Written exercise: Repeat every line of the data exactly, but not the pictures.

— Start of Data —

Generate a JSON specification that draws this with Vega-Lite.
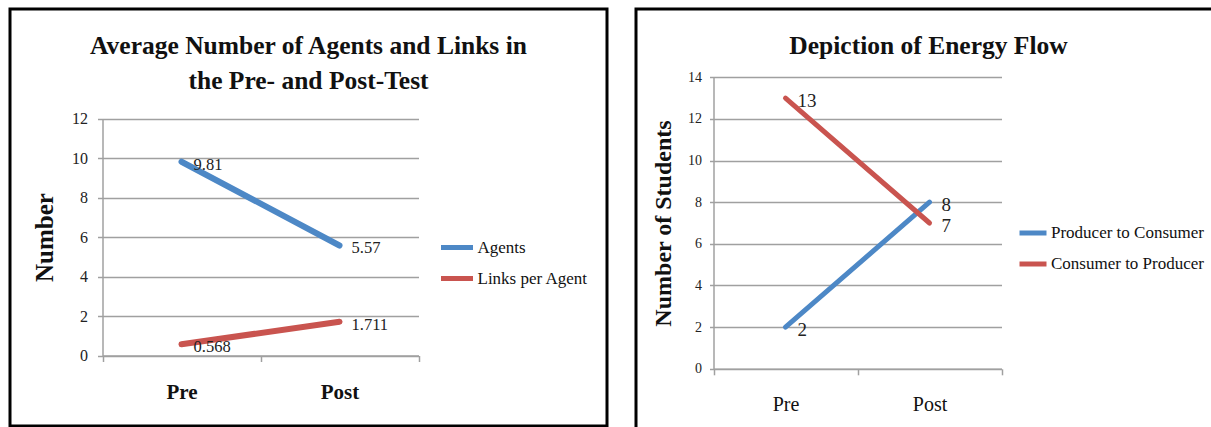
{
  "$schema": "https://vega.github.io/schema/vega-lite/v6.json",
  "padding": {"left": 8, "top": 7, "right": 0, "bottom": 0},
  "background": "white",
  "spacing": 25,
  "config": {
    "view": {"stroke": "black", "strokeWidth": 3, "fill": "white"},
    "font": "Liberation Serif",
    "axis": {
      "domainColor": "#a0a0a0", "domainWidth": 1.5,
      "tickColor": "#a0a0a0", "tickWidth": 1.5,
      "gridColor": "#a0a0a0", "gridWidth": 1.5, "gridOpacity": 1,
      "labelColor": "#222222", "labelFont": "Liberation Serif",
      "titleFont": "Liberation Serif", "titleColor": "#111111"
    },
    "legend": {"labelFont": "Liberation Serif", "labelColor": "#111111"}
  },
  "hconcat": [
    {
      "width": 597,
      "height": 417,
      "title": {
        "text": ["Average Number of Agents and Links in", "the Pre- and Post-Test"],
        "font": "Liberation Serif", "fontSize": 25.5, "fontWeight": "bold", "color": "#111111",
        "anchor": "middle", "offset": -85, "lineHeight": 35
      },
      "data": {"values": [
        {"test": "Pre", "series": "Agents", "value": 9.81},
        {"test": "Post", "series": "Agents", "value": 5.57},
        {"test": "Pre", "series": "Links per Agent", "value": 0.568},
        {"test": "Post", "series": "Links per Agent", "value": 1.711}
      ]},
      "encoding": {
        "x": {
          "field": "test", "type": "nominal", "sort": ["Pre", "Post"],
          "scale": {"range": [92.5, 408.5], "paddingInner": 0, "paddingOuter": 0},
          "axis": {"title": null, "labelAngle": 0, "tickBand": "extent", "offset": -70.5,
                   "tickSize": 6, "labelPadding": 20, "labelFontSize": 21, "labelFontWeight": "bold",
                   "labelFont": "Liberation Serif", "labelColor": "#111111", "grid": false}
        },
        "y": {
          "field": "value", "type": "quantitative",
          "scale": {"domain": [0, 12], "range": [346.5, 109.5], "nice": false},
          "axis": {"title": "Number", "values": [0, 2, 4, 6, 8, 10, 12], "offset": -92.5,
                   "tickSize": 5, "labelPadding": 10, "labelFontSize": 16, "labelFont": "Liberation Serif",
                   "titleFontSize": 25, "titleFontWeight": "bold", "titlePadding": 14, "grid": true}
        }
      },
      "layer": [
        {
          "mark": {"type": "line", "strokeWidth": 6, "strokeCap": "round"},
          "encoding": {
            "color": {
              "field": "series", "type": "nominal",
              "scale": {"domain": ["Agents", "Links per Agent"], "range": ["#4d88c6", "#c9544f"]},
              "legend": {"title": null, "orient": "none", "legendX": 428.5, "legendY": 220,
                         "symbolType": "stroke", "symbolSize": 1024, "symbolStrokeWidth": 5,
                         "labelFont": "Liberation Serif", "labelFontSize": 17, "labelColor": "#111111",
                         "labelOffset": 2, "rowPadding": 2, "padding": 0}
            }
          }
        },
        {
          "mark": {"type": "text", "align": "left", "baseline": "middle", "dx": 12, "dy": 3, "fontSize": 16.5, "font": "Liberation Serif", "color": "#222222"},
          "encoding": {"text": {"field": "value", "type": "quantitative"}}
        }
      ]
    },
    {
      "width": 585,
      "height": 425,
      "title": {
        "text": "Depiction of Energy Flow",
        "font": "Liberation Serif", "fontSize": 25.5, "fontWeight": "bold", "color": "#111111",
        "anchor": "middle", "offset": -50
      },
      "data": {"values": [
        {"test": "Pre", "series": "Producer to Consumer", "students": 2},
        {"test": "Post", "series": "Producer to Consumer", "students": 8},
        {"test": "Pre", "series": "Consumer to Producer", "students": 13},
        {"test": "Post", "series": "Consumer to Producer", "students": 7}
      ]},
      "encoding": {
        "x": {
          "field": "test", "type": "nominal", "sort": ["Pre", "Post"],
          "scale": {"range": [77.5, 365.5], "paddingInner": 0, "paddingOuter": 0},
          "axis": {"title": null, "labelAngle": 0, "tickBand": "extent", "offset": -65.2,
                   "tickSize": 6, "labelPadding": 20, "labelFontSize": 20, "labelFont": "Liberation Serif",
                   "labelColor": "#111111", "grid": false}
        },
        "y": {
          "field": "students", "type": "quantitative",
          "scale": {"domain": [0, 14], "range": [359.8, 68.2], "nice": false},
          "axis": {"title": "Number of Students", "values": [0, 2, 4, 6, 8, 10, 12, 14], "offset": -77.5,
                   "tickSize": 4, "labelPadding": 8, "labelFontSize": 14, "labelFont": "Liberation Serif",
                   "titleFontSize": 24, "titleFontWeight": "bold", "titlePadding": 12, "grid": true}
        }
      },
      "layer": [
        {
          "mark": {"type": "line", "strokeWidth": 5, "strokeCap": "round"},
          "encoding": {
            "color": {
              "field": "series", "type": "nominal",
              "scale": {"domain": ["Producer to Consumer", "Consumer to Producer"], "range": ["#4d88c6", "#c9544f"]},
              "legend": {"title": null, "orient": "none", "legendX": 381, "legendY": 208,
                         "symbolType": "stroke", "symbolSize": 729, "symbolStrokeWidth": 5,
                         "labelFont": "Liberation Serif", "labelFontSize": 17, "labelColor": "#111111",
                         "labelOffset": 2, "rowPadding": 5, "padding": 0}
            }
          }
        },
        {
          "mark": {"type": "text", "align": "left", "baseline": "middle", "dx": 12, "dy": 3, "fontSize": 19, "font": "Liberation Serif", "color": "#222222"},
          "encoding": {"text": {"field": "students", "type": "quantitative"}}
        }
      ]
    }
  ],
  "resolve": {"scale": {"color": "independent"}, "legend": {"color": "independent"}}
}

— End of Data —

Answer to this problem:
Generate a JSON specification that draws this with Vega-Lite.
{
  "$schema": "https://vega.github.io/schema/vega-lite/v6.json",
  "padding": {"left": 8, "top": 7, "right": 0, "bottom": 0},
  "background": "white",
  "spacing": 25,
  "config": {
    "view": {"stroke": "black", "strokeWidth": 3, "fill": "white"},
    "font": "Liberation Serif",
    "axis": {
      "domainColor": "#a0a0a0", "domainWidth": 1.5,
      "tickColor": "#a0a0a0", "tickWidth": 1.5,
      "gridColor": "#a0a0a0", "gridWidth": 1.5, "gridOpacity": 1,
      "labelColor": "#222222", "labelFont": "Liberation Serif",
      "titleFont": "Liberation Serif", "titleColor": "#111111"
    },
    "legend": {"labelFont": "Liberation Serif", "labelColor": "#111111"}
  },
  "hconcat": [
    {
      "width": 597,
      "height": 417,
      "title": {
        "text": ["Average Number of Agents and Links in", "the Pre- and Post-Test"],
        "font": "Liberation Serif", "fontSize": 25.5, "fontWeight": "bold", "color": "#111111",
        "anchor": "middle", "offset": -85, "lineHeight": 35
      },
      "data": {"values": [
        {"test": "Pre", "series": "Agents", "value": 9.81},
        {"test": "Post", "series": "Agents", "value": 5.57},
        {"test": "Pre", "series": "Links per Agent", "value": 0.568},
        {"test": "Post", "series": "Links per Agent", "value": 1.711}
      ]},
      "encoding": {
        "x": {
          "field": "test", "type": "nominal", "sort": ["Pre", "Post"],
          "scale": {"range": [92.5, 408.5], "paddingInner": 0, "paddingOuter": 0},
          "axis": {"title": null, "labelAngle": 0, "tickBand": "extent", "offset": -70.5,
                   "tickSize": 6, "labelPadding": 20, "labelFontSize": 21, "labelFontWeight": "bold",
                   "labelFont": "Liberation Serif", "labelColor": "#111111", "grid": false}
        },
        "y": {
          "field": "value", "type": "quantitative",
          "scale": {"domain": [0, 12], "range": [346.5, 109.5], "nice": false},
          "axis": {"title": "Number", "values": [0, 2, 4, 6, 8, 10, 12], "offset": -92.5,
                   "tickSize": 5, "labelPadding": 10, "labelFontSize": 16, "labelFont": "Liberation Serif",
                   "titleFontSize": 25, "titleFontWeight": "bold", "titlePadding": 14, "grid": true}
        }
      },
      "layer": [
        {
          "mark": {"type": "line", "strokeWidth": 6, "strokeCap": "round"},
          "encoding": {
            "color": {
              "field": "series", "type": "nominal",
              "scale": {"domain": ["Agents", "Links per Agent"], "range": ["#4d88c6", "#c9544f"]},
              "legend": {"title": null, "orient": "none", "legendX": 428.5, "legendY": 220,
                         "symbolType": "stroke", "symbolSize": 1024, "symbolStrokeWidth": 5,
                         "labelFont": "Liberation Serif", "labelFontSize": 17, "labelColor": "#111111",
                         "labelOffset": 2, "rowPadding": 2, "padding": 0}
            }
          }
        },
        {
          "mark": {"type": "text", "align": "left", "baseline": "middle", "dx": 12, "dy": 3, "fontSize": 16.5, "font": "Liberation Serif", "color": "#222222"},
          "encoding": {"text": {"field": "value", "type": "quantitative"}}
        }
      ]
    },
    {
      "width": 585,
      "height": 425,
      "title": {
        "text": "Depiction of Energy Flow",
        "font": "Liberation Serif", "fontSize": 25.5, "fontWeight": "bold", "color": "#111111",
        "anchor": "middle", "offset": -50
      },
      "data": {"values": [
        {"test": "Pre", "series": "Producer to Consumer", "students": 2},
        {"test": "Post", "series": "Producer to Consumer", "students": 8},
        {"test": "Pre", "series": "Consumer to Producer", "students": 13},
        {"test": "Post", "series": "Consumer to Producer", "students": 7}
      ]},
      "encoding": {
        "x": {
          "field": "test", "type": "nominal", "sort": ["Pre", "Post"],
          "scale": {"range": [77.5, 365.5], "paddingInner": 0, "paddingOuter": 0},
          "axis": {"title": null, "labelAngle": 0, "tickBand": "extent", "offset": -65.2,
                   "tickSize": 6, "labelPadding": 20, "labelFontSize": 20, "labelFont": "Liberation Serif",
                   "labelColor": "#111111", "grid": false}
        },
        "y": {
          "field": "students", "type": "quantitative",
          "scale": {"domain": [0, 14], "range": [359.8, 68.2], "nice": false},
          "axis": {"title": "Number of Students", "values": [0, 2, 4, 6, 8, 10, 12, 14], "offset": -77.5,
                   "tickSize": 4, "labelPadding": 8, "labelFontSize": 14, "labelFont": "Liberation Serif",
                   "titleFontSize": 24, "titleFontWeight": "bold", "titlePadding": 12, "grid": true}
        }
      },
      "layer": [
        {
          "mark": {"type": "line", "strokeWidth": 5, "strokeCap": "round"},
          "encoding": {
            "color": {
              "field": "series", "type": "nominal",
              "scale": {"domain": ["Producer to Consumer", "Consumer to Producer"], "range": ["#4d88c6", "#c9544f"]},
              "legend": {"title": null, "orient": "none", "legendX": 381, "legendY": 208,
                         "symbolType": "stroke", "symbolSize": 729, "symbolStrokeWidth": 5,
                         "labelFont": "Liberation Serif", "labelFontSize": 17, "labelColor": "#111111",
                         "labelOffset": 2, "rowPadding": 5, "padding": 0}
            }
          }
        },
        {
          "mark": {"type": "text", "align": "left", "baseline": "middle", "dx": 12, "dy": 3, "fontSize": 19, "font": "Liberation Serif", "color": "#222222"},
          "encoding": {"text": {"field": "students", "type": "quantitative"}}
        }
      ]
    }
  ],
  "resolve": {"scale": {"color": "independent"}, "legend": {"color": "independent"}}
}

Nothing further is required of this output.